(Aim of the exercise):
Reply only with how many lines contain the word "this".

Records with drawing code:
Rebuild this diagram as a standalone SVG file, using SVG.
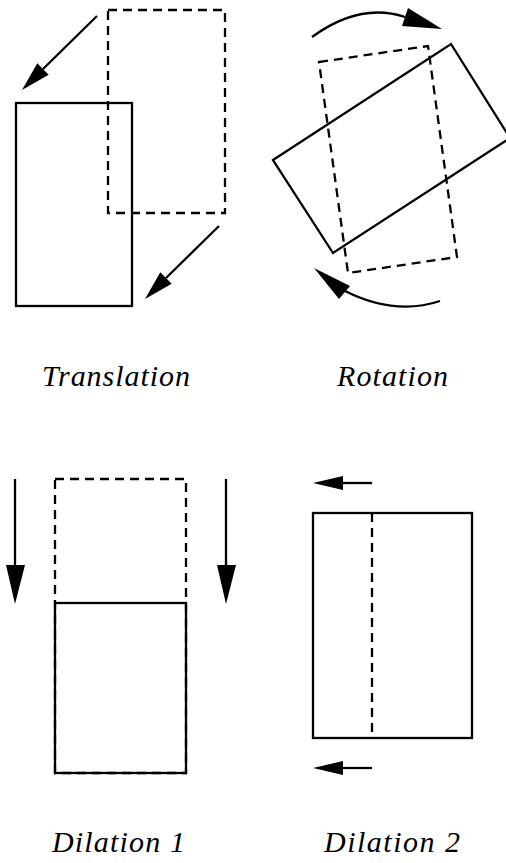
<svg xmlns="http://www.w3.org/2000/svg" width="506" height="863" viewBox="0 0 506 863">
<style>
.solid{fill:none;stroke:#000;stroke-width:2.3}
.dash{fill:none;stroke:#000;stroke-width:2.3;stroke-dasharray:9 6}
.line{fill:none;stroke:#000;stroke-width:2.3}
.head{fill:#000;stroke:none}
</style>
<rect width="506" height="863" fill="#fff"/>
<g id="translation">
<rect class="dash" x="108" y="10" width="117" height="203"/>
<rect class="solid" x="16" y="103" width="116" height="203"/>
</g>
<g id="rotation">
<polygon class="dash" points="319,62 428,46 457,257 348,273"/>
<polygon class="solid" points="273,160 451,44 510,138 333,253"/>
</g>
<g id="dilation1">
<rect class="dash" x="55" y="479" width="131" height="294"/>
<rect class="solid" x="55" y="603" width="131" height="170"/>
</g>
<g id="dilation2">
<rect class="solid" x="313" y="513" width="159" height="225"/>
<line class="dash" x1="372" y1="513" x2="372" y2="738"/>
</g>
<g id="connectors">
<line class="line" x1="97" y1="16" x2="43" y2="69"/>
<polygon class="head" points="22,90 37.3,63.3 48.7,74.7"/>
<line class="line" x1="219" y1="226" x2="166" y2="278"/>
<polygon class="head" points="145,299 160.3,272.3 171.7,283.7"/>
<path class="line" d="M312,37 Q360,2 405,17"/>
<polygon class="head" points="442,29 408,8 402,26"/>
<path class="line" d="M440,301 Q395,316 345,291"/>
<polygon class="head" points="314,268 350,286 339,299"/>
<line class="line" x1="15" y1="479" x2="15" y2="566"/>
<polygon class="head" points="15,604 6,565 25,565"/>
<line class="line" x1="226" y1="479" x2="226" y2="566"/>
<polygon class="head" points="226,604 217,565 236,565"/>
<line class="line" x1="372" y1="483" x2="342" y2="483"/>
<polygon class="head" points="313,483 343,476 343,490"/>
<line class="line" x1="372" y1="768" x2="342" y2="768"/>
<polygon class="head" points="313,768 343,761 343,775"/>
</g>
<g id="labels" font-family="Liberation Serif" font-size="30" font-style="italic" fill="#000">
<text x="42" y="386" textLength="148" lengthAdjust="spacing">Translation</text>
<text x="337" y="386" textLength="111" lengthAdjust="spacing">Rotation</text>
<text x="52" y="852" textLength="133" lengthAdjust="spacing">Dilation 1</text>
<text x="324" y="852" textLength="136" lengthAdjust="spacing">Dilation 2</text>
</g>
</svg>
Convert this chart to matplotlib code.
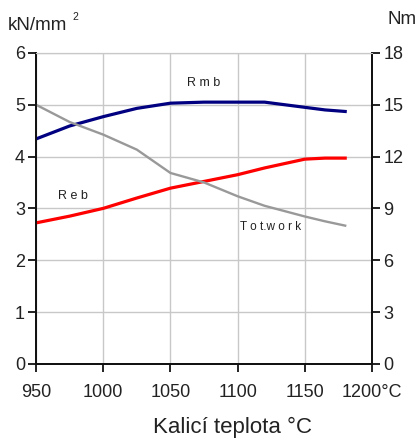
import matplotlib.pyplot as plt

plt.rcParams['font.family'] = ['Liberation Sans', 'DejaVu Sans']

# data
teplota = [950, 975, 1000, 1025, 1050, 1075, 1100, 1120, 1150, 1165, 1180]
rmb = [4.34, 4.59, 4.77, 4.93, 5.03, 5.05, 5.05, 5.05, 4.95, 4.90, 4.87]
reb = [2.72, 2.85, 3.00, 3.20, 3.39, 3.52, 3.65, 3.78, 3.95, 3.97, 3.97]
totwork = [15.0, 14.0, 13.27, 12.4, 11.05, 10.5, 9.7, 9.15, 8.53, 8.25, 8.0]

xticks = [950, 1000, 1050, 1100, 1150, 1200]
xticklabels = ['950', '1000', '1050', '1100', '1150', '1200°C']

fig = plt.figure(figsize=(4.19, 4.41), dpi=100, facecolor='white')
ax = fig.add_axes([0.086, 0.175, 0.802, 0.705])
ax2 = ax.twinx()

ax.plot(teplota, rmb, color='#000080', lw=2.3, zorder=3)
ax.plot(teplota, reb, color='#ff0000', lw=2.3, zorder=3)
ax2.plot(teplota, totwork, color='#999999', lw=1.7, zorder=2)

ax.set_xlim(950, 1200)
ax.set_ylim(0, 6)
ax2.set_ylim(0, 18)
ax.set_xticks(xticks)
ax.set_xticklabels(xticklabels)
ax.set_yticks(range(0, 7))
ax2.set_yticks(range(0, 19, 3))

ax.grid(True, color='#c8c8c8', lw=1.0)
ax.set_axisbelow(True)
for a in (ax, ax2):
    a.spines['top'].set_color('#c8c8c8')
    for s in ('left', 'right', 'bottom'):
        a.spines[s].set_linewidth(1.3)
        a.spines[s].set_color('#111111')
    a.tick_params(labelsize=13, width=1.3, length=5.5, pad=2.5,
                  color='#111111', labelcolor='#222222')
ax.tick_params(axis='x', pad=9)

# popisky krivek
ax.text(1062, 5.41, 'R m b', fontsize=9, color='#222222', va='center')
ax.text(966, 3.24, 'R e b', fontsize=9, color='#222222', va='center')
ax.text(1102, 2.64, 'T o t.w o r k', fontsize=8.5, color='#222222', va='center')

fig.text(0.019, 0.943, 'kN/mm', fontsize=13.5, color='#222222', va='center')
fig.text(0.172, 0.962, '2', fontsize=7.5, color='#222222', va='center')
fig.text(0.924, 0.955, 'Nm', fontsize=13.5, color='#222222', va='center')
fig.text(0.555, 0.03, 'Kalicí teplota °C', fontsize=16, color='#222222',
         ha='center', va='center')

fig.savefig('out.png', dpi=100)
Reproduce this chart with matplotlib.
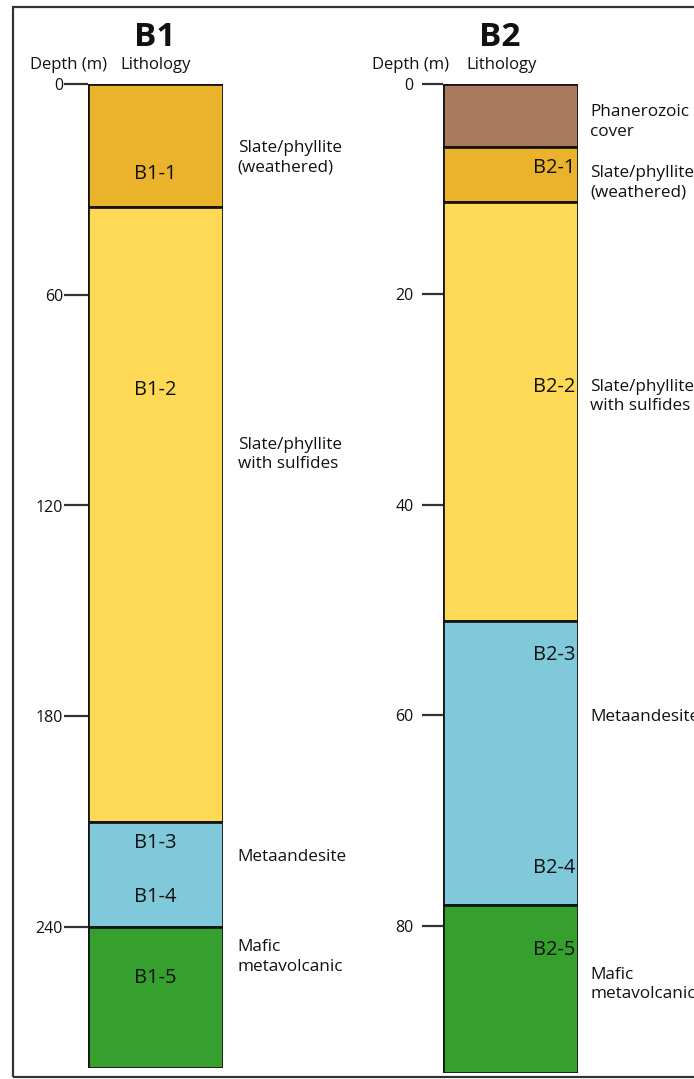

(Solution):
3